[start]
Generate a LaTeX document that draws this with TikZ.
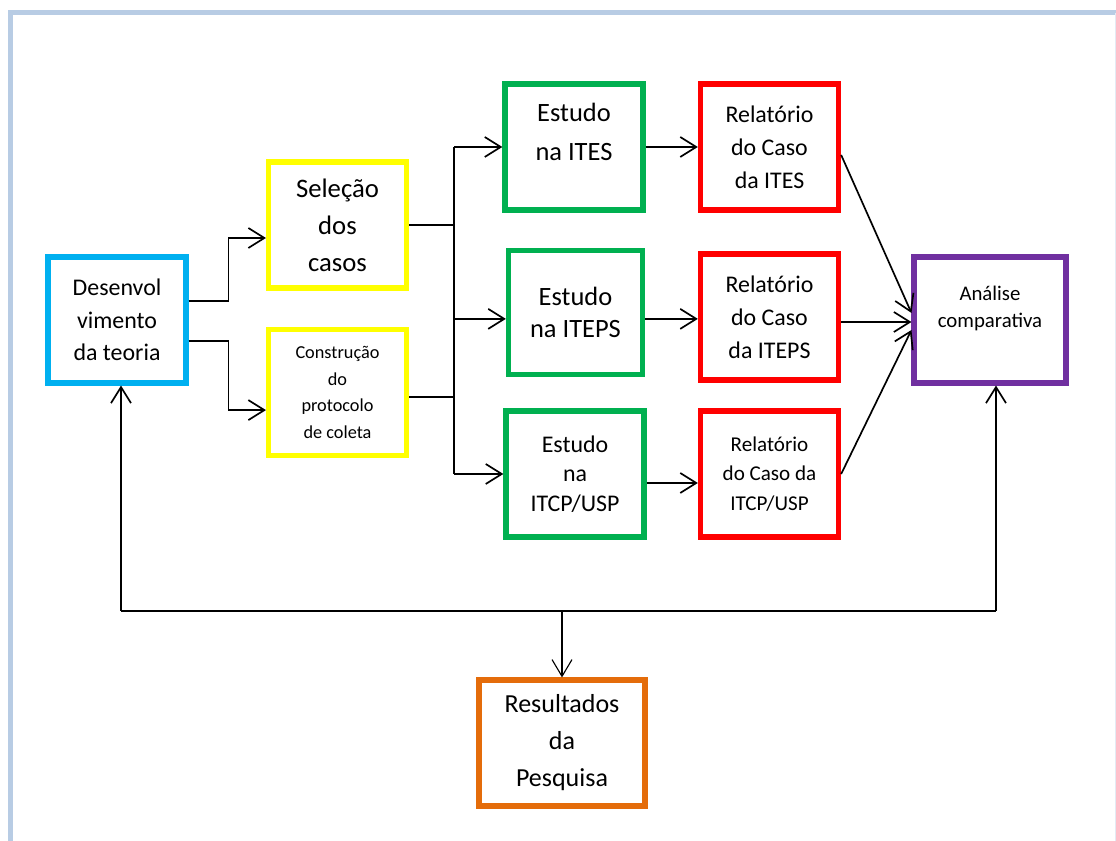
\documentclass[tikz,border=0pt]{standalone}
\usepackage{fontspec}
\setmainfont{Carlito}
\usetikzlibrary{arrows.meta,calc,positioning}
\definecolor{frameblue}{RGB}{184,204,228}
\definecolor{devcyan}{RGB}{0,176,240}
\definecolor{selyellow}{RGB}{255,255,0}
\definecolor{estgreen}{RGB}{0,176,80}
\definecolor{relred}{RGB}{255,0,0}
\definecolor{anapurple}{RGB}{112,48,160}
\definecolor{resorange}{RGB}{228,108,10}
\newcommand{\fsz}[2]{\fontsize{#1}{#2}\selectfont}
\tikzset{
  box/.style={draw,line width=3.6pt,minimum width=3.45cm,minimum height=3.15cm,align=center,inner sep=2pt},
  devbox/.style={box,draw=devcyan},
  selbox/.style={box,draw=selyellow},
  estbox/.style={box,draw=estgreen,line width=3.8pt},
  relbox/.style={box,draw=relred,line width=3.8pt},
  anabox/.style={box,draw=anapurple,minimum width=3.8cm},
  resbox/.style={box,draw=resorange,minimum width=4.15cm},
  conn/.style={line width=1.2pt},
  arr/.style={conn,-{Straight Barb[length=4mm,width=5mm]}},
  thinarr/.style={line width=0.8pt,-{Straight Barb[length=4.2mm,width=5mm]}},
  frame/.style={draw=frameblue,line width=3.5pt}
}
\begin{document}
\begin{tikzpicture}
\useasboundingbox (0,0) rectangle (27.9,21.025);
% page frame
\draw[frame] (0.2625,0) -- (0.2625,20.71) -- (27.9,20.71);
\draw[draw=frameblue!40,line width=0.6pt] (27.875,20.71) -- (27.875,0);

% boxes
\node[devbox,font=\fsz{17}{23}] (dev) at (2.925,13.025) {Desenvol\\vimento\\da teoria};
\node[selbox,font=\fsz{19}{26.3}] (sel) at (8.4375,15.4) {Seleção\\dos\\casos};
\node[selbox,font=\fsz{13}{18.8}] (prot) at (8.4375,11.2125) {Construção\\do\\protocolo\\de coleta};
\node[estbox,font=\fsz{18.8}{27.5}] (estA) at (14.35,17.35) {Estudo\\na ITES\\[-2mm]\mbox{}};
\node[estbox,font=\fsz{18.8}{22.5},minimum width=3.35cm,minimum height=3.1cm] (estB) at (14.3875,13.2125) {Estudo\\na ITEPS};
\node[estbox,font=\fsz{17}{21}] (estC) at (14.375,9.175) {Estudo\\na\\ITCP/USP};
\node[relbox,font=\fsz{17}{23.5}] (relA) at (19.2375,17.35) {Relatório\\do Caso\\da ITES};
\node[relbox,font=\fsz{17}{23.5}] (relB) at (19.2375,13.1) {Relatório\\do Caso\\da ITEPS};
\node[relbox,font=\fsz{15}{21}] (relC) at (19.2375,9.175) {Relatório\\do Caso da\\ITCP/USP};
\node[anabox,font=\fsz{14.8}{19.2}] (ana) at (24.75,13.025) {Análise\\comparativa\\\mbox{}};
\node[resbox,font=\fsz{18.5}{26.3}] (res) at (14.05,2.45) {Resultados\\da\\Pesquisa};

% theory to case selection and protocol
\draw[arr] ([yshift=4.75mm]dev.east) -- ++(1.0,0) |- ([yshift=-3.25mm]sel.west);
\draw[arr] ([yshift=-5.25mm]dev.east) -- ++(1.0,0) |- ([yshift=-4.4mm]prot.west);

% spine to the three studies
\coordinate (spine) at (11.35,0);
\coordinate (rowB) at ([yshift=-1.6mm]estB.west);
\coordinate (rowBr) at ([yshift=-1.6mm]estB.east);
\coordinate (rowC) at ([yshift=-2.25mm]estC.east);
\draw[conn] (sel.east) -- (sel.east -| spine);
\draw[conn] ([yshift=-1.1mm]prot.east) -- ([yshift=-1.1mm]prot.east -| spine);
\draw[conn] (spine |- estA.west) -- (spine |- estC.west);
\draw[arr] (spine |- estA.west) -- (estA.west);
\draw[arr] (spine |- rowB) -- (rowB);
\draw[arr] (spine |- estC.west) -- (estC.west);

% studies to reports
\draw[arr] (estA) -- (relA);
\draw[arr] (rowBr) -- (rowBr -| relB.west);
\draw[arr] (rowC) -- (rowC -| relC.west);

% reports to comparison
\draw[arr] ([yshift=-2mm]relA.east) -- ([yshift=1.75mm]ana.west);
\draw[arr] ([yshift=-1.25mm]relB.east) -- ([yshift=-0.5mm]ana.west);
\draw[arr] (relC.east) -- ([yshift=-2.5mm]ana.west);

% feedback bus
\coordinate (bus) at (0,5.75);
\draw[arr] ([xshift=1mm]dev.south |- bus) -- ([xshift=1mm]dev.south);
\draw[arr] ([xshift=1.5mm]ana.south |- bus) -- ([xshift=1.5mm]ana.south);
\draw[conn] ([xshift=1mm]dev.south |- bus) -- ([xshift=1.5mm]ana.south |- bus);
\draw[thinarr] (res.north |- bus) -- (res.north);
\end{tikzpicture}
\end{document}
[end]
To do. Copy each line in full and exactly, omitting any picture.

Answer below.
Generate a LaTeX document that draws this with TikZ.
\documentclass[tikz,border=0pt]{standalone}
\usepackage{fontspec}
\setmainfont{Carlito}
\usetikzlibrary{arrows.meta,calc,positioning}
\definecolor{frameblue}{RGB}{184,204,228}
\definecolor{devcyan}{RGB}{0,176,240}
\definecolor{selyellow}{RGB}{255,255,0}
\definecolor{estgreen}{RGB}{0,176,80}
\definecolor{relred}{RGB}{255,0,0}
\definecolor{anapurple}{RGB}{112,48,160}
\definecolor{resorange}{RGB}{228,108,10}
\newcommand{\fsz}[2]{\fontsize{#1}{#2}\selectfont}
\tikzset{
  box/.style={draw,line width=3.6pt,minimum width=3.45cm,minimum height=3.15cm,align=center,inner sep=2pt},
  devbox/.style={box,draw=devcyan},
  selbox/.style={box,draw=selyellow},
  estbox/.style={box,draw=estgreen,line width=3.8pt},
  relbox/.style={box,draw=relred,line width=3.8pt},
  anabox/.style={box,draw=anapurple,minimum width=3.8cm},
  resbox/.style={box,draw=resorange,minimum width=4.15cm},
  conn/.style={line width=1.2pt},
  arr/.style={conn,-{Straight Barb[length=4mm,width=5mm]}},
  thinarr/.style={line width=0.8pt,-{Straight Barb[length=4.2mm,width=5mm]}},
  frame/.style={draw=frameblue,line width=3.5pt}
}
\begin{document}
\begin{tikzpicture}
\useasboundingbox (0,0) rectangle (27.9,21.025);
% page frame
\draw[frame] (0.2625,0) -- (0.2625,20.71) -- (27.9,20.71);
\draw[draw=frameblue!40,line width=0.6pt] (27.875,20.71) -- (27.875,0);

% boxes
\node[devbox,font=\fsz{17}{23}] (dev) at (2.925,13.025) {Desenvol\\vimento\\da teoria};
\node[selbox,font=\fsz{19}{26.3}] (sel) at (8.4375,15.4) {Seleção\\dos\\casos};
\node[selbox,font=\fsz{13}{18.8}] (prot) at (8.4375,11.2125) {Construção\\do\\protocolo\\de coleta};
\node[estbox,font=\fsz{18.8}{27.5}] (estA) at (14.35,17.35) {Estudo\\na ITES\\[-2mm]\mbox{}};
\node[estbox,font=\fsz{18.8}{22.5},minimum width=3.35cm,minimum height=3.1cm] (estB) at (14.3875,13.2125) {Estudo\\na ITEPS};
\node[estbox,font=\fsz{17}{21}] (estC) at (14.375,9.175) {Estudo\\na\\ITCP/USP};
\node[relbox,font=\fsz{17}{23.5}] (relA) at (19.2375,17.35) {Relatório\\do Caso\\da ITES};
\node[relbox,font=\fsz{17}{23.5}] (relB) at (19.2375,13.1) {Relatório\\do Caso\\da ITEPS};
\node[relbox,font=\fsz{15}{21}] (relC) at (19.2375,9.175) {Relatório\\do Caso da\\ITCP/USP};
\node[anabox,font=\fsz{14.8}{19.2}] (ana) at (24.75,13.025) {Análise\\comparativa\\\mbox{}};
\node[resbox,font=\fsz{18.5}{26.3}] (res) at (14.05,2.45) {Resultados\\da\\Pesquisa};

% theory to case selection and protocol
\draw[arr] ([yshift=4.75mm]dev.east) -- ++(1.0,0) |- ([yshift=-3.25mm]sel.west);
\draw[arr] ([yshift=-5.25mm]dev.east) -- ++(1.0,0) |- ([yshift=-4.4mm]prot.west);

% spine to the three studies
\coordinate (spine) at (11.35,0);
\coordinate (rowB) at ([yshift=-1.6mm]estB.west);
\coordinate (rowBr) at ([yshift=-1.6mm]estB.east);
\coordinate (rowC) at ([yshift=-2.25mm]estC.east);
\draw[conn] (sel.east) -- (sel.east -| spine);
\draw[conn] ([yshift=-1.1mm]prot.east) -- ([yshift=-1.1mm]prot.east -| spine);
\draw[conn] (spine |- estA.west) -- (spine |- estC.west);
\draw[arr] (spine |- estA.west) -- (estA.west);
\draw[arr] (spine |- rowB) -- (rowB);
\draw[arr] (spine |- estC.west) -- (estC.west);

% studies to reports
\draw[arr] (estA) -- (relA);
\draw[arr] (rowBr) -- (rowBr -| relB.west);
\draw[arr] (rowC) -- (rowC -| relC.west);

% reports to comparison
\draw[arr] ([yshift=-2mm]relA.east) -- ([yshift=1.75mm]ana.west);
\draw[arr] ([yshift=-1.25mm]relB.east) -- ([yshift=-0.5mm]ana.west);
\draw[arr] (relC.east) -- ([yshift=-2.5mm]ana.west);

% feedback bus
\coordinate (bus) at (0,5.75);
\draw[arr] ([xshift=1mm]dev.south |- bus) -- ([xshift=1mm]dev.south);
\draw[arr] ([xshift=1.5mm]ana.south |- bus) -- ([xshift=1.5mm]ana.south);
\draw[conn] ([xshift=1mm]dev.south |- bus) -- ([xshift=1.5mm]ana.south |- bus);
\draw[thinarr] (res.north |- bus) -- (res.north);
\end{tikzpicture}
\end{document}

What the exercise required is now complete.